*GIVEN TASK:* Go through the material and write it all out exactly, minus the pictures.

*DATASET EXTRACT:*

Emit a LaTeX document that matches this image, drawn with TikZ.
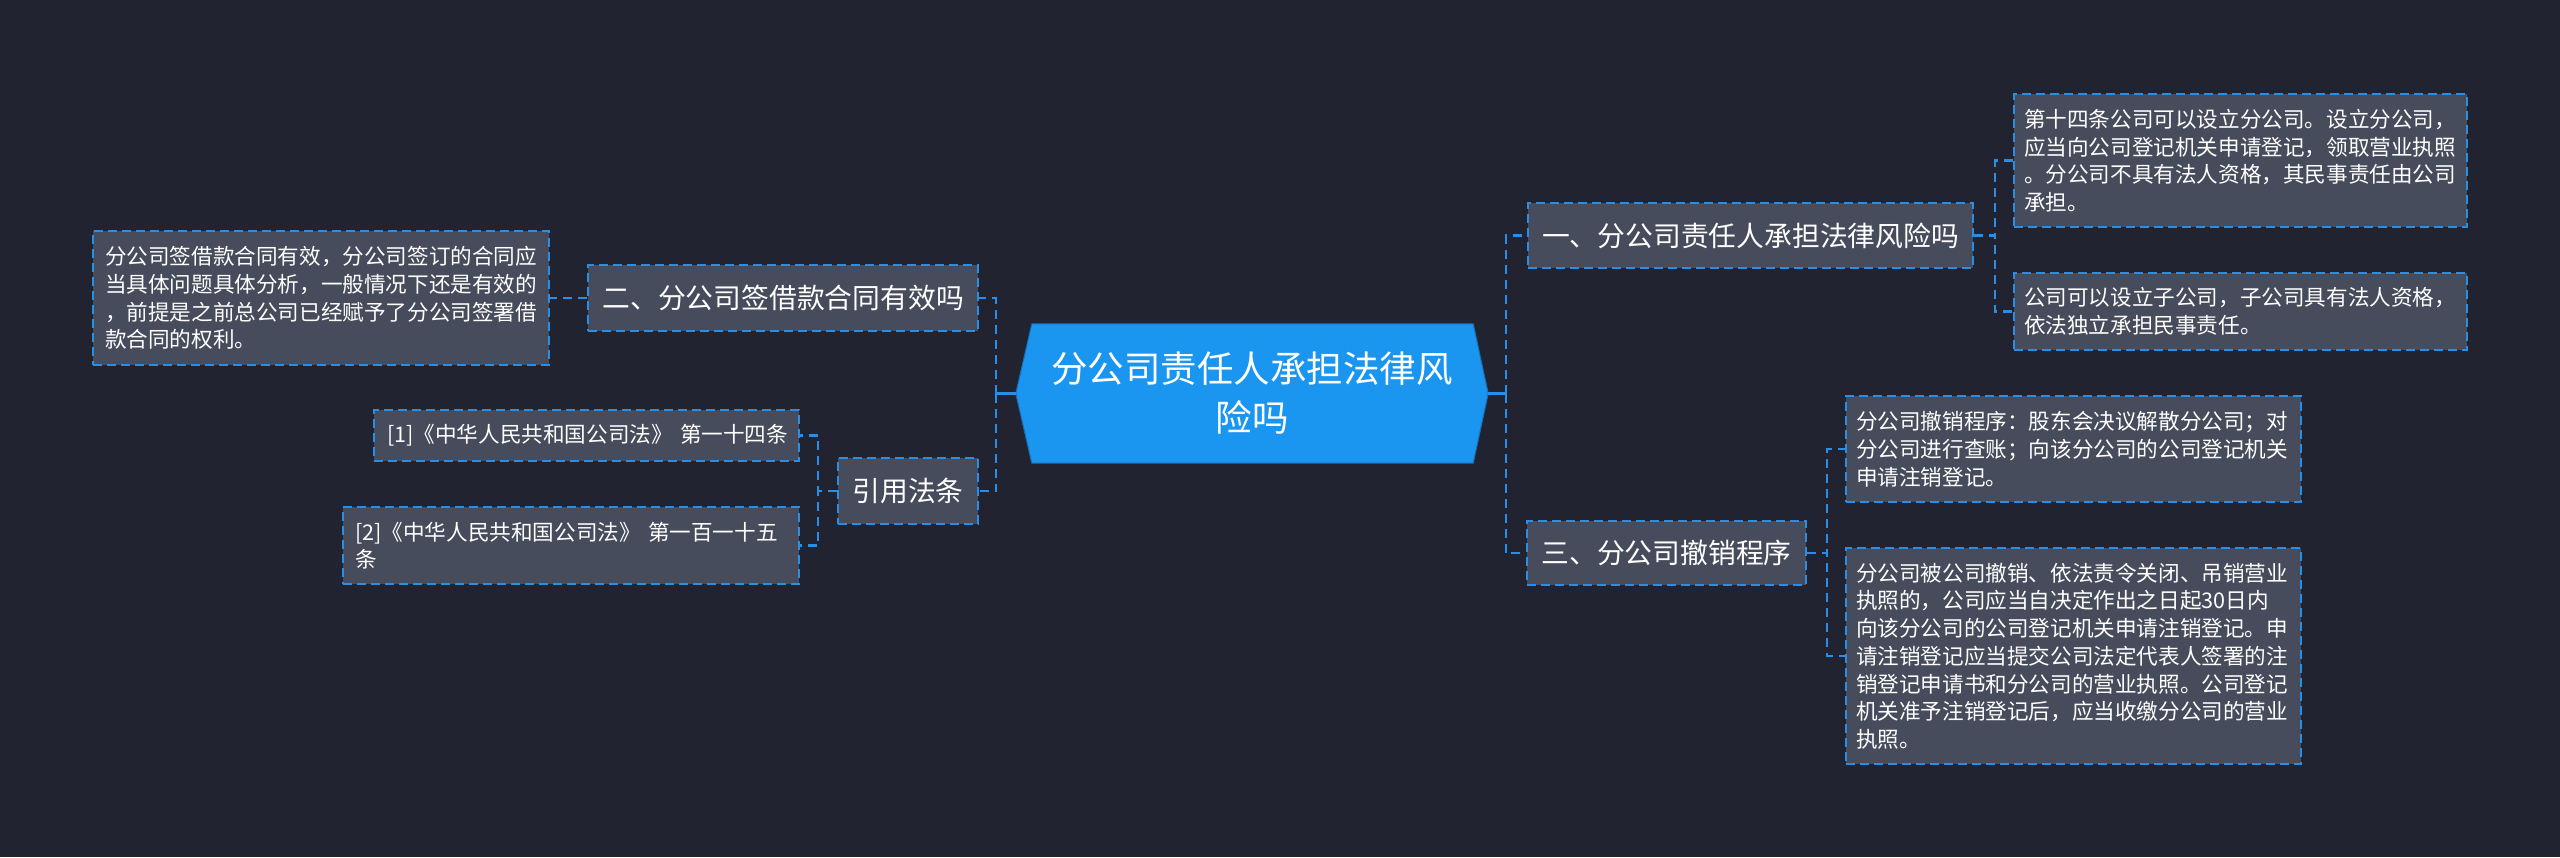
\documentclass[tikz,border=0pt]{standalone}
\usepackage{fontspec}
\setmainfont{Noto Sans CJK SC}
\usetikzlibrary{calc,backgrounds}
\definecolor{bgc}{RGB}{33,36,48}
\definecolor{boxfill}{RGB}{70,76,91}
\definecolor{lblue}{RGB}{41,143,230}
\definecolor{cblue}{RGB}{27,150,240}
\definecolor{cedge}{RGB}{22,110,180}
\newcommand{\boxfont}{\fontsize{21.6pt}{27.7pt}\selectfont}
\newcommand{\midfont}{\fontsize{27.8pt}{34pt}\selectfont}
\newcommand{\bigfont}{\fontsize{36.5pt}{49pt}\selectfont}
\tikzset{
  conn/.style={draw=lblue, line width=2.4pt, dash pattern=on 9pt off 6pt},
  connsolid/.style={draw=lblue, line width=2.4pt},
  textbox/.style={draw=lblue, line width=2.2pt, dash pattern=on 9pt off 5pt, fill=boxfill, text=white,
    font=\boxfont, align=left, inner xsep=10pt, inner ysep=0pt, anchor=north west},
  topic/.style={draw=lblue, line width=2.2pt, dash pattern=on 9pt off 5pt, fill=boxfill, text=white,
    font=\midfont, align=center, inner sep=0pt, anchor=north west},
}
\begin{document}
\begin{tikzpicture}[x=1pt,y=-1pt]
\begin{scope}[on background layer]
\fill[bgc] (0,0) rectangle (2560,857);
\end{scope}
\useasboundingbox (0,0) rectangle (2560,857);

% central node
\node (c) [minimum width=472pt, minimum height=139pt, inner sep=0pt, text=white, font=\bigfont, align=center]
  at (1252,393.5) {分公司责任人承担法律风\\险吗};
\begin{scope}[on background layer]
\fill[cblue, draw=cedge, line width=1pt] (c.west) -- ($(c.north west)+(16,0)$) -- ($(c.north east)+(-15,0)$) -- (c.east)
  -- ($(c.south east)+(-15,0)$) -- ($(c.south west)+(16,0)$) -- cycle;
\end{scope}

% right branch
\node (n1) [topic, minimum width=445pt, minimum height=65pt] at (1527,202) {一、分公司责任人承担法律风险吗};
\node (n3) [topic, minimum width=279pt, minimum height=64pt] at (1526,520) {三、分公司撤销程序};

\node (b1a) [textbox, minimum width=453pt, minimum height=133pt, text width=433pt] at (2013,93)
  {第十四条公司可以设立分公司。设立分公司，\\应当向公司登记机关申请登记，领取营业执照\\。分公司不具有法人资格，其民事责任由公司\\承担。};
\node (b1b) [textbox, minimum width=453pt, minimum height=77pt, text width=433pt] at (2013,272)
  {公司可以设立子公司，子公司具有法人资格，\\依法独立承担民事责任。};
\node (b3a) [textbox, minimum width=455pt, minimum height=106pt, text width=435pt] at (1845,395)
  {分公司撤销程序：股东会决议解散分公司；对\\分公司进行查账；向该分公司的公司登记机关\\申请注销登记。};
\node (b3b) [textbox, minimum width=455pt, minimum height=216pt, text width=435pt] at (1845,547)
  {分公司被公司撤销、依法责令关闭、吊销营业\\执照的，公司应当自决定作出之日起30日内\\向该分公司的公司登记机关申请注销登记。申\\请注销登记应当提交公司法定代表人签署的注\\销登记申请书和分公司的营业执照。公司登记\\机关准予注销登记后，应当收缴分公司的营业\\执照。};

% left branch
\node (n2) [topic, minimum width=390pt, minimum height=66pt] at (587,264) {二、分公司签借款合同有效吗};
\node (nr) [topic, minimum width=140pt, minimum height=66pt] at (837,457) {引用法条};
\node (b2a) [textbox, minimum width=456pt, minimum height=134pt, text width=432pt, inner xsep=12pt] at (92,230)
  {分公司签借款合同有效，分公司签订的合同应\\当具体问题具体分析，一般情况下还是有效的\\，前提是之前总公司已经赋予了分公司签署借\\款合同的权利。};
\node (r1) [textbox, minimum width=425pt, minimum height=51pt, text width=399pt, inner xsep=13pt] at (373,409)
  {\mbox{[1]《中华人民共和国公司法》 第一十四条}};
\node (r2) [textbox, minimum width=456pt, minimum height=77pt, text width=432pt, inner xsep=12pt] at (342,506)
  {\mbox{[2]《中华人民共和国公司法》 第一百一十五}\\条};

% connectors right
\coordinate (rt) at (1506,393.5);
\draw[connsolid] (c.east) -- (rt);
\draw[conn] (rt) |- (n1.west);
\draw[conn] (rt) |- (n3.west);
\draw[conn] (n1.east) -- ++(21,0) |- (b1a.west);
\draw[conn] (n1.east) -- ++(21,0) |- (b1b.west);
\draw[conn] (n3.east) -- ++(20,0) |- (b3a.west);
\draw[conn] (n3.east) -- ++(20,0) |- (b3b.west);

% connectors left
\coordinate (lt) at (996,393.5);
\draw[connsolid] (c.west) -- (lt);
\draw[conn] (lt) |- (n2.east);
\draw[conn] (lt) |- (nr.east);
\draw[conn] (n2.west) -- (b2a.east);
\draw[conn] (nr.west) -- ++(-19,0) |- (r1.east);
\draw[conn] (nr.west) -- ++(-19,0) |- (r2.east);
\end{tikzpicture}
\end{document}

*CORRECT RESULT:*
Emit a LaTeX document that matches this image, drawn with TikZ.
\documentclass[tikz,border=0pt]{standalone}
\usepackage{fontspec}
\setmainfont{Noto Sans CJK SC}
\usetikzlibrary{calc,backgrounds}
\definecolor{bgc}{RGB}{33,36,48}
\definecolor{boxfill}{RGB}{70,76,91}
\definecolor{lblue}{RGB}{41,143,230}
\definecolor{cblue}{RGB}{27,150,240}
\definecolor{cedge}{RGB}{22,110,180}
\newcommand{\boxfont}{\fontsize{21.6pt}{27.7pt}\selectfont}
\newcommand{\midfont}{\fontsize{27.8pt}{34pt}\selectfont}
\newcommand{\bigfont}{\fontsize{36.5pt}{49pt}\selectfont}
\tikzset{
  conn/.style={draw=lblue, line width=2.4pt, dash pattern=on 9pt off 6pt},
  connsolid/.style={draw=lblue, line width=2.4pt},
  textbox/.style={draw=lblue, line width=2.2pt, dash pattern=on 9pt off 5pt, fill=boxfill, text=white,
    font=\boxfont, align=left, inner xsep=10pt, inner ysep=0pt, anchor=north west},
  topic/.style={draw=lblue, line width=2.2pt, dash pattern=on 9pt off 5pt, fill=boxfill, text=white,
    font=\midfont, align=center, inner sep=0pt, anchor=north west},
}
\begin{document}
\begin{tikzpicture}[x=1pt,y=-1pt]
\begin{scope}[on background layer]
\fill[bgc] (0,0) rectangle (2560,857);
\end{scope}
\useasboundingbox (0,0) rectangle (2560,857);

% central node
\node (c) [minimum width=472pt, minimum height=139pt, inner sep=0pt, text=white, font=\bigfont, align=center]
  at (1252,393.5) {分公司责任人承担法律风\\险吗};
\begin{scope}[on background layer]
\fill[cblue, draw=cedge, line width=1pt] (c.west) -- ($(c.north west)+(16,0)$) -- ($(c.north east)+(-15,0)$) -- (c.east)
  -- ($(c.south east)+(-15,0)$) -- ($(c.south west)+(16,0)$) -- cycle;
\end{scope}

% right branch
\node (n1) [topic, minimum width=445pt, minimum height=65pt] at (1527,202) {一、分公司责任人承担法律风险吗};
\node (n3) [topic, minimum width=279pt, minimum height=64pt] at (1526,520) {三、分公司撤销程序};

\node (b1a) [textbox, minimum width=453pt, minimum height=133pt, text width=433pt] at (2013,93)
  {第十四条公司可以设立分公司。设立分公司，\\应当向公司登记机关申请登记，领取营业执照\\。分公司不具有法人资格，其民事责任由公司\\承担。};
\node (b1b) [textbox, minimum width=453pt, minimum height=77pt, text width=433pt] at (2013,272)
  {公司可以设立子公司，子公司具有法人资格，\\依法独立承担民事责任。};
\node (b3a) [textbox, minimum width=455pt, minimum height=106pt, text width=435pt] at (1845,395)
  {分公司撤销程序：股东会决议解散分公司；对\\分公司进行查账；向该分公司的公司登记机关\\申请注销登记。};
\node (b3b) [textbox, minimum width=455pt, minimum height=216pt, text width=435pt] at (1845,547)
  {分公司被公司撤销、依法责令关闭、吊销营业\\执照的，公司应当自决定作出之日起30日内\\向该分公司的公司登记机关申请注销登记。申\\请注销登记应当提交公司法定代表人签署的注\\销登记申请书和分公司的营业执照。公司登记\\机关准予注销登记后，应当收缴分公司的营业\\执照。};

% left branch
\node (n2) [topic, minimum width=390pt, minimum height=66pt] at (587,264) {二、分公司签借款合同有效吗};
\node (nr) [topic, minimum width=140pt, minimum height=66pt] at (837,457) {引用法条};
\node (b2a) [textbox, minimum width=456pt, minimum height=134pt, text width=432pt, inner xsep=12pt] at (92,230)
  {分公司签借款合同有效，分公司签订的合同应\\当具体问题具体分析，一般情况下还是有效的\\，前提是之前总公司已经赋予了分公司签署借\\款合同的权利。};
\node (r1) [textbox, minimum width=425pt, minimum height=51pt, text width=399pt, inner xsep=13pt] at (373,409)
  {\mbox{[1]《中华人民共和国公司法》 第一十四条}};
\node (r2) [textbox, minimum width=456pt, minimum height=77pt, text width=432pt, inner xsep=12pt] at (342,506)
  {\mbox{[2]《中华人民共和国公司法》 第一百一十五}\\条};

% connectors right
\coordinate (rt) at (1506,393.5);
\draw[connsolid] (c.east) -- (rt);
\draw[conn] (rt) |- (n1.west);
\draw[conn] (rt) |- (n3.west);
\draw[conn] (n1.east) -- ++(21,0) |- (b1a.west);
\draw[conn] (n1.east) -- ++(21,0) |- (b1b.west);
\draw[conn] (n3.east) -- ++(20,0) |- (b3a.west);
\draw[conn] (n3.east) -- ++(20,0) |- (b3b.west);

% connectors left
\coordinate (lt) at (996,393.5);
\draw[connsolid] (c.west) -- (lt);
\draw[conn] (lt) |- (n2.east);
\draw[conn] (lt) |- (nr.east);
\draw[conn] (n2.west) -- (b2a.east);
\draw[conn] (nr.west) -- ++(-19,0) |- (r1.east);
\draw[conn] (nr.west) -- ++(-19,0) |- (r2.east);
\end{tikzpicture}
\end{document}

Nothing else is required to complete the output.